Já nessa altura, o Concílio Vaticano II tinha sido muito claro: “o único fim da Igreja é o advento do reino de Deus e o estabelecimento da salvação de todo o género humano. E todo o bem que o povo de Deus pode prestar à família dos homens durante o tempo da sua peregrinação deriva do facto de que a Igreja é o sacramento universal de salvação, manifestando e atuando simultaneamente o mistério do amor de Deus pelos homens” (GS 45).

A este dizer podemos agora juntar Francisco, o Papa. “Que a Igreja anuncie o Evangelho a todos os lugares, em todas as ocasiões, sem demora, sem repugnâncias e sem medo” e que “vá ao encontro, procurar os afastados e chegar às encruzilhadas dos caminhos”, pois “que não se podem deixar as coisas como estão” (EG 23-25).

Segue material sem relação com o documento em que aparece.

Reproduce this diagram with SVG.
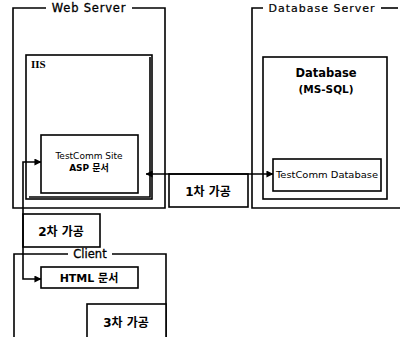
<svg xmlns="http://www.w3.org/2000/svg" width="400" height="337" viewBox="0 0 400 337">
<style>
.b{fill:#fff;stroke:#000;stroke-width:1.6}
.f{fill:none;stroke:#000;stroke-width:1.6}
.t{font-family:"DejaVu Sans","Noto Sans CJK KR",sans-serif;fill:#000}
.k{font-family:"DejaVu Sans","Noto Sans CJK KR",sans-serif;font-weight:bold;fill:#000}
</style>
<defs>
<marker id="ah" viewBox="0 0 8 8" refX="7.5" refY="4" markerWidth="7" markerHeight="7" markerUnits="userSpaceOnUse" orient="auto-start-reverse">
<path d="M0,0 L8,4 L0,8 z" fill="#000"/>
</marker>
</defs>
<rect width="400" height="337" fill="#fff"/>
<g id="web-server">
<path class="f" d="M46,8 H13 V208 H165 V8 H132"/>
<text class="t" x="89" y="12" font-size="11.5" text-anchor="middle" letter-spacing="0.8" stroke="#000" stroke-width="0.3">Web Server</text>
</g>
<g id="db-server">
<path class="f" d="M263,8 H252 V208 H401"/>
<path class="f" d="M381,8 H398"/>
<text class="t" x="322" y="12" font-size="11" text-anchor="middle" letter-spacing="1" stroke="#000" stroke-width="0.2">Database Server</text>
</g>
<g id="iis">
<rect class="b" x="26" y="55" width="126" height="144"/>
<path class="f" d="M29,197 H150 V57" stroke-width="1.2"/>
<text x="31" y="68" font-family="Liberation Serif,serif" font-weight="bold" font-size="11">IIS</text>
</g>
<g id="testcomm-site">
<rect class="b" x="41" y="135" width="97" height="58"/>
<text class="t" x="89" y="159" font-size="9" text-anchor="middle">TestComm Site</text>
<text class="k" x="89" y="171" font-size="9" text-anchor="middle">ASP 문서</text>
</g>
<g id="database">
<rect class="b" x="263" y="57" width="124" height="142"/>
<text class="k" x="326" y="77" font-size="11.5" text-anchor="middle">Database</text>
<text class="k" x="326" y="93" font-size="10.5" text-anchor="middle">(MS-SQL)</text>
</g>
<g id="testcomm-db">
<rect class="b" x="273" y="159" width="108" height="32"/>
<text class="t" x="327" y="178" font-size="8.5" text-anchor="middle" textLength="102" lengthAdjust="spacingAndGlyphs">TestComm Database</text>
</g>
<g id="step1">
<rect class="b" x="169" y="174" width="79" height="33"/>
<text class="k" x="208" y="196" font-size="12" text-anchor="middle">1차 가공</text>
</g>
<g id="step2">
<rect class="b" x="23" y="214" width="77" height="33"/>
<text class="k" x="61" y="236" font-size="12" text-anchor="middle">2차 가공</text>
</g>
<g id="client">
<path class="f" d="M68,254 H14 V338"/>
<path class="f" d="M112,254 H166 V338"/>
<text class="t" x="90" y="258" font-size="11.5" text-anchor="middle" stroke="#000" stroke-width="0.3">Client</text>
</g>
<g id="html-doc">
<rect class="b" x="41" y="267" width="97" height="21"/>
<text class="k" x="89" y="282" font-size="11" text-anchor="middle">HTML 문서</text>
</g>
<g id="step3">
<rect class="b" x="87" y="304" width="79" height="36"/>
<text class="k" x="126" y="327" font-size="12" text-anchor="middle">3차 가공</text>
</g>
<g id="connectors">
<path class="f" d="M146,174 H273" marker-start="url(#ah)" marker-end="url(#ah)"/>
<path class="f" d="M41,162 H23 V279 H41" marker-start="url(#ah)" marker-end="url(#ah)"/>
</g>
</svg>
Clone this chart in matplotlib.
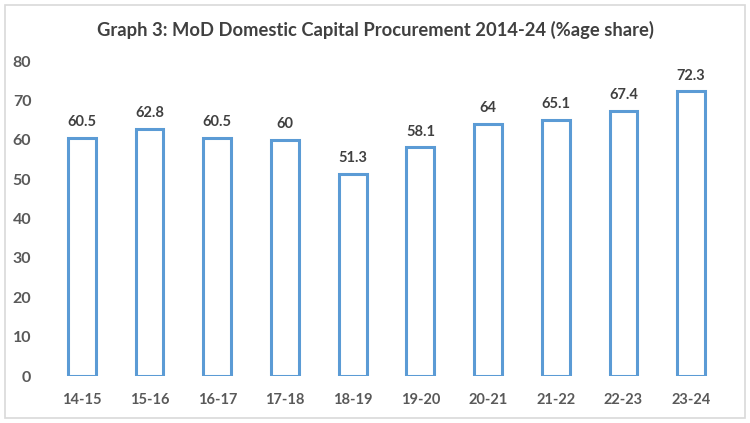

Mas nada disto se faz com umas procissões e uns misericordiosos painéis por aí espalhados: o ano passado, a lembrar tristemente a “alegria do Evangelho”; este ano, a misericordiosa misericórdia! Essas práticas são hoje “fósseis do Passado”!

Qualquer dia, Barnabé e Paulo… (vejam o que aconteceu, em At 15, 35-41).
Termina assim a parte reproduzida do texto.